Southwest Passage 1954

Originally in 3 D and now to be released in that format on BluRay in the next year we are told. Also it is in PatheColor – maybe not the early tinted type but the later spin-off or re-name from Eastmancolour

Directed by Ray Nazarro
Starring Joanne Dru, Rod Cameron, John Ireland, John Dehner, Guinn ‘Big Boy’ Williams, Morris Ankrum


This was one of only two films for which the original 3-D elements were lost. However, 3D Film Archive founder Bob Furmanek confirmed that the four missing reels were located in a UK film lab in 2018. The UK lab had acquired the inventory of a bankrupt Italian lab, and the reels in question had been labelled as “Camels West”, which someone realised was the film’s UK title. The film is now in the process of being restored by the 3D Film Archive and released on Blu-ray 3D in 2024

Rod Cameron and the then married team of Joanne Dru and John Ireland star in Southwest Passage about an expedition to test the feasibility of using camels in the American Southwest. Apparently after the experiment was eventually dropped, the camels were turned loose on the Arizona desert – even now some of their decendants can be spotted to this day on occasions

Rod Cameron plays the real life character of western explorer Edward Beale

Here he’s on a surveying party with camels, mules, and horse and soldiers. Add to them a fugitive John Ireland posing as a doctor and his girlfriend Joanne Dru as someone they rescue in the desert you’ve got quite a mix facing the Apaches who eventually turn hostile.

John Ireland has just robbed a bank and one of the crew on the expedition, John Dehner, recognises him. He also quite fancies Joanne Dru who in turn has taken a liking to Rod Cameron. What a mixture !

There’s a desert shootout with the Apaches which must have been something to see in the original 3-D and on the big screen

Southwest Passage is a good action packed Western where the camel experiment is just a side issue.

Joanne Dru (the former Joanne Letitia LaCock) was unusually effective in westerns in a time when the casting of most female roles was a secondary consideration at best.   She married John Ireland in 1947, and one result was their collaboration in this cavalry and camels vs. Apaches story.

Although Rod Cameron seems to get top billing Joanne Dru is the best thing in the Film. 

Filmed on location in southern Utah, near Kanab. 

Joanne  Dru was good in Westerns, but she didn’t always enjoy them.  “I simply hated horses,” she said in a 1957 interview with Hedda Hopper.  “And those long gingham dresses with boned bodices are miserable things to wear.”  By the end of the 1950s she had drifted almost entirely into television work, and she and Ireland were divorced in 1957.

Edward Fitzpatrick Beale and his involvement with camels in the American southwest is based on actual history.  In 1857, Lt.

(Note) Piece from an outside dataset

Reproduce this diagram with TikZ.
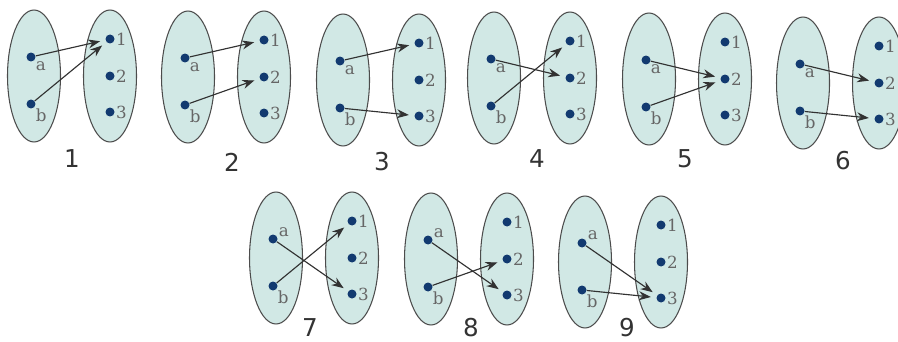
\documentclass[tikz,border=0pt]{standalone}
\usepackage{fontspec}
\usetikzlibrary{arrows.meta,shapes.geometric}
\newfontfamily\numfont{DejaVu Sans}
\newfontfamily\eltfont{DejaVu Serif}
\definecolor{setfill}{RGB}{209,232,229}
\definecolor{dotblue}{RGB}{18,58,112}
\definecolor{mapgray}{RGB}{50,50,50}

\begin{document}
\begin{tikzpicture}[x=0.02cm, y=-0.02cm,
    set/.style={ellipse, draw=black!70, fill=setfill, line width=0.6pt,
                minimum width=1.06cm, minimum height=2.64cm, inner sep=0pt},
    elt/.style={circle, fill=dotblue, inner sep=0pt, minimum size=0.18cm},
    elbl/.style={font=\eltfont\fontsize{9.5}{10}\selectfont, text=black!60, inner sep=0.5pt},
    num/.style={font=\numfont\fontsize{14}{16}\selectfont, text=black!80, inner sep=0pt},
    map/.style={-{Stealth[length=0.24cm,width=0.18cm]}, line width=0.65pt,
                draw=mapgray, shorten >=3pt}]

    \clip (0,0) rectangle (898,341);

    % one picture per map {a,b} -> {1,2,3}
    \foreach \n/\cx/\cy/\nx/\ny/\la/\maps in {
        1/34/76/72/159/-40/{a/1,b/1},
        2/188/77/232/162/-40/{a/1,b/2},
        3/343/80/382/162/-40/{a/1,b/3},
        4/494/78/537/159/-40/{a/2,b/1},
        5/649/79/685/159/-40/{a/2,b/2},
        6/803/83/843/161/-40/{a/2,b/3},
        7/276/258/310/328/15/{a/3,b/1},
        8/431/259/471/328/15/{a/3,b/2},
        9/585/262/627/328/20/{a/3,b/3}} {
      \node[set] (L\n) at (\cx,\cy) {};
      \node[set] (R\n) at (\cx+76,\cy) {};
      \node[elt, label={[elbl]\la:a}] (s\n-a) at (\cx-3,\cy-19) {};
      \node[elt, label={[elbl]-40:b}] (s\n-b) at (\cx-3,\cy+28) {};
      \node[elt, label={[elbl]0:1}] (s\n-1) at (\cx+76,\cy-37) {};
      \node[elt, label={[elbl]0:2}] (s\n-2) at (\cx+76,\cy) {};
      \node[elt, label={[elbl]0:3}] (s\n-3) at (\cx+76,\cy+36) {};
      \node[num] (n\n) at (\nx,\ny) {\n};
      \foreach \s/\t in \maps
        \draw[map] (s\n-\s) -- (s\n-\t);
    }
  \end{tikzpicture}
\end{document}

Beale, with the support of Secretary of War Jefferson Davis, used 25 camels to survey a route for a wagon road from Fort Defiance in Arizona to the Colorado River, then took the camels on to California.  The Santa Fe Railroad and U. S. Highway 66 subsequently followed this route.  With the outbreak of the Civil War, the Camel Corps was largely forgotten, although there were reports of feral camels in the southwest well into the 1900s—even as late as 1975 in Baja California.  Hadji Ali, an Ottoman citizen, was the lead camel driver of the Camel Corps beginning around 1856 and lived in this country until his death in 1902 in Arizona.